Required task » Working from the top of the listing below, retype each line through the line containing "NB = '\u00a0'", both included, with no pictures.

Data segment »

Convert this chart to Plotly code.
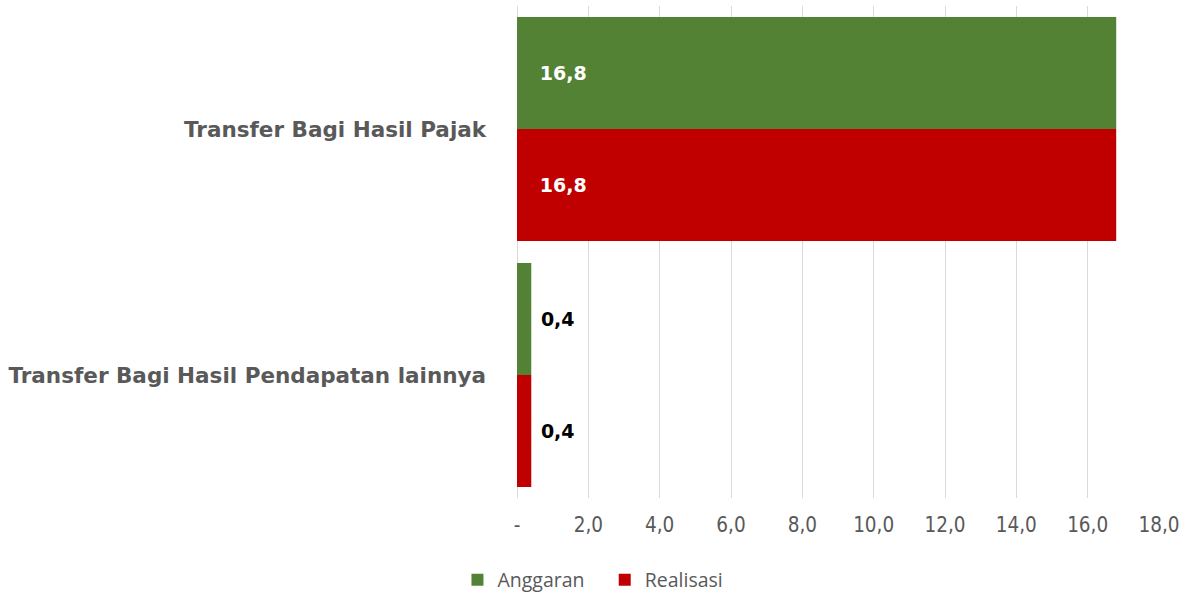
import plotly.graph_objects as go

categories = ['Transfer Bagi Hasil Pajak', 'Transfer Bagi Hasil Pendapatan lainnya']
anggaran = [16.8, 0.4]
realisasi = [16.8, 0.4]
tick_vals = [0, 2, 4, 6, 8, 10, 12, 14, 16, 18]
tick_text = ['-', '2,0', '4,0', '6,0', '8,0', '10,0', '12,0', '14,0', '16,0', '18,0']

GREEN = '#548235'
RED = '#C00000'
GRAY = '#595959'
NB = '\u00a0'


def fmt(v):
    return f"{v:.1f}".replace('.', ',')


def labels(vals):
    # big bars: label inside at start (white), small bars: outside (black)
    text, pos = [], []
    for v in vals:
        if v > 2:
            text.append(NB * 3 + fmt(v))
            pos.append('inside')
        else:
            text.append(NB + fmt(v))
            pos.append('outside')
    return text, pos


fig = go.Figure()
for name, vals, color in [('Anggaran', anggaran, GREEN), ('Realisasi', realisasi, RED)]:
    t, p = labels(vals)
    fig.add_trace(go.Bar(
        y=categories, x=vals, name=name + NB * 3, orientation='h',
        marker=dict(color=color, line=dict(width=0)),
        text=t, textposition=p, insidetextanchor='start',
        outsidetextfont=dict(family='DejaVu Sans', size=19, color='black', weight='bold'),
        insidetextfont=dict(family='DejaVu Sans', size=19, color='white', weight='bold'),
        hoverinfo='skip',
    ))

fig.update_layout(
    width=1185, height=592,
    barmode='group', bargap=0.09, bargroupgap=0,
    plot_bgcolor='white', paper_bgcolor='white',
    margin=dict(l=517, r=26, t=6, b=94, autoexpand=False),
    showlegend=True,
    legend=dict(orientation='h', x=0.13, xanchor='center', y=-0.167, yanchor='middle',
                font=dict(family='Open Sans', size=19.5, color=GRAY), traceorder='normal'),
)
fig.update_xaxes(
    range=[0, 18], tickvals=tick_vals, ticktext=tick_text, tickangle=0,
    showgrid=True, gridcolor='#D9D9D9', gridwidth=1,
    zeroline=True, zerolinecolor='#D9D9D9', zerolinewidth=1,
    showline=False, ticks='', ticklabelstandoff=12,
    tickfont=dict(family='DejaVu Sans Condensed, Liberation Sans Narrow, Liberation Sans', size=20.5, color=GRAY),
)
fig.update_yaxes(
    autorange='reversed', showgrid=False, showline=False, ticks='',
    ticksuffix=NB * 4,
    tickfont=dict(family='DejaVu Sans', size=21.5, color=GRAY, weight='bold'),
)

fig.write_html("out.html", config={'displayModeBar': False},
               post_script="document.body.style.margin='0';")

In response »
Convert this chart to Plotly code.
import plotly.graph_objects as go

categories = ['Transfer Bagi Hasil Pajak', 'Transfer Bagi Hasil Pendapatan lainnya']
anggaran = [16.8, 0.4]
realisasi = [16.8, 0.4]
tick_vals = [0, 2, 4, 6, 8, 10, 12, 14, 16, 18]
tick_text = ['-', '2,0', '4,0', '6,0', '8,0', '10,0', '12,0', '14,0', '16,0', '18,0']

GREEN = '#548235'
RED = '#C00000'
GRAY = '#595959'
NB = '\u00a0'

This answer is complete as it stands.